### DESCRIPTION OF THE TASK
Make an exact transcription of the material, leaving out all images.

### SOURCE DATA
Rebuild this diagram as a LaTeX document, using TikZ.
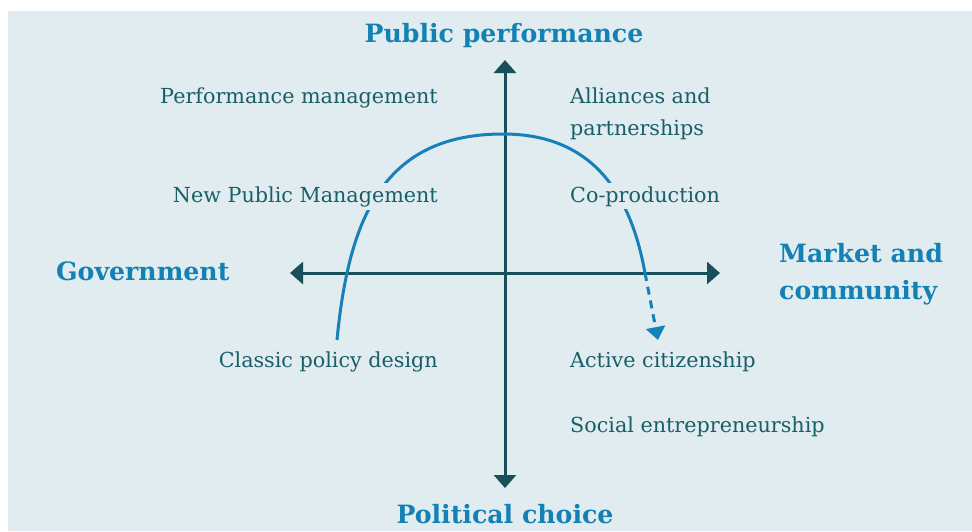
\documentclass[tikz,border=0pt]{standalone}
\usepackage{fontspec}
\setmainfont{DejaVu Serif}
\usetikzlibrary{arrows.meta}
\definecolor{bg}{HTML}{E0ECEF}
\definecolor{bodytxt}{HTML}{1A5E68}
\definecolor{headtxt}{HTML}{1381B3}
\definecolor{axiscol}{HTML}{174F5A}
\definecolor{curvecol}{HTML}{1680B8}
\begin{document}
\begin{tikzpicture}[x=1pt,y=-1pt,
  bodylabel/.style={text=bodytxt, fill=bg, font=\fontsize{20.7}{32}\selectfont, inner sep=3pt},
  headlabel/.style={text=headtxt, font=\bfseries\fontsize{25.2}{37}\selectfont, inner sep=0pt},
  axisline/.style={draw=axiscol, line width=3pt, {Triangle[width=22pt,length=13pt]}-{Triangle[width=22pt,length=13pt]}},
  curveline/.style={draw=curvecol, line width=3pt}
]
\fill[white] (0,0) rectangle (972,531);
\fill[bg] (8,11) rectangle (972,531);
\useasboundingbox (0,0) rectangle (972,531);

% axes
\coordinate (vt) at (505,60);
\coordinate (vb) at (505,488);
\coordinate (hl) at (290,273);
\coordinate (hr) at (720,273);
\draw[axisline] (vt) -- (vb);
\draw[axisline] (hl) -- (hr);

% curve
\coordinate (cstart) at (337,340);
\coordinate (ctop) at (503,134);
\coordinate (ccross) at (645,273);
\coordinate (ctip) at (658,340);
\draw[curveline] (cstart) .. controls (349,215) and (385,134) .. (ctop)
  .. controls (590,134) and (630,190) .. (ccross);
\draw[curveline, dash pattern=on 8pt off 6pt, -{Triangle[width=19pt,length=13pt]}] (ccross) -- (ctip);

% headings
\node[headlabel, anchor=base] (pp) at (504,42) {Public performance};
\node[headlabel, anchor=base] (pc) at (505,523) {Political choice};
\node[headlabel, anchor=base west] (gov) at (56,280) {Government};
\node[headlabel, anchor=west, align=left] (mc) at (779,274.5) {Market and\\community};

% body labels
\node[bodylabel, anchor=base east] (pm) at (441,103) {Performance management};
\node[bodylabel, anchor=base east] (npm) at (441,202) {New Public Management};
\node[bodylabel, anchor=base east] (cpd) at (441,367) {Classic policy design};
\node[bodylabel, anchor=west, align=left] (ap) at (567,113.6) {Alliances and\\partnerships};
\node[bodylabel, anchor=base west] (cop) at (567,202) {Co-production};
\node[bodylabel, anchor=base west] (ac) at (567,367) {Active citizenship};
\node[bodylabel, anchor=base west] (se) at (567,432) {Social entrepreneurship};
\end{tikzpicture}
\end{document}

### WORKED SOLUTION
Rebuild this diagram as a LaTeX document, using TikZ.
\documentclass[tikz,border=0pt]{standalone}
\usepackage{fontspec}
\setmainfont{DejaVu Serif}
\usetikzlibrary{arrows.meta}
\definecolor{bg}{HTML}{E0ECEF}
\definecolor{bodytxt}{HTML}{1A5E68}
\definecolor{headtxt}{HTML}{1381B3}
\definecolor{axiscol}{HTML}{174F5A}
\definecolor{curvecol}{HTML}{1680B8}
\begin{document}
\begin{tikzpicture}[x=1pt,y=-1pt,
  bodylabel/.style={text=bodytxt, fill=bg, font=\fontsize{20.7}{32}\selectfont, inner sep=3pt},
  headlabel/.style={text=headtxt, font=\bfseries\fontsize{25.2}{37}\selectfont, inner sep=0pt},
  axisline/.style={draw=axiscol, line width=3pt, {Triangle[width=22pt,length=13pt]}-{Triangle[width=22pt,length=13pt]}},
  curveline/.style={draw=curvecol, line width=3pt}
]
\fill[white] (0,0) rectangle (972,531);
\fill[bg] (8,11) rectangle (972,531);
\useasboundingbox (0,0) rectangle (972,531);

% axes
\coordinate (vt) at (505,60);
\coordinate (vb) at (505,488);
\coordinate (hl) at (290,273);
\coordinate (hr) at (720,273);
\draw[axisline] (vt) -- (vb);
\draw[axisline] (hl) -- (hr);

% curve
\coordinate (cstart) at (337,340);
\coordinate (ctop) at (503,134);
\coordinate (ccross) at (645,273);
\coordinate (ctip) at (658,340);
\draw[curveline] (cstart) .. controls (349,215) and (385,134) .. (ctop)
  .. controls (590,134) and (630,190) .. (ccross);
\draw[curveline, dash pattern=on 8pt off 6pt, -{Triangle[width=19pt,length=13pt]}] (ccross) -- (ctip);

% headings
\node[headlabel, anchor=base] (pp) at (504,42) {Public performance};
\node[headlabel, anchor=base] (pc) at (505,523) {Political choice};
\node[headlabel, anchor=base west] (gov) at (56,280) {Government};
\node[headlabel, anchor=west, align=left] (mc) at (779,274.5) {Market and\\community};

% body labels
\node[bodylabel, anchor=base east] (pm) at (441,103) {Performance management};
\node[bodylabel, anchor=base east] (npm) at (441,202) {New Public Management};
\node[bodylabel, anchor=base east] (cpd) at (441,367) {Classic policy design};
\node[bodylabel, anchor=west, align=left] (ap) at (567,113.6) {Alliances and\\partnerships};
\node[bodylabel, anchor=base west] (cop) at (567,202) {Co-production};
\node[bodylabel, anchor=base west] (ac) at (567,367) {Active citizenship};
\node[bodylabel, anchor=base west] (se) at (567,432) {Social entrepreneurship};
\end{tikzpicture}
\end{document}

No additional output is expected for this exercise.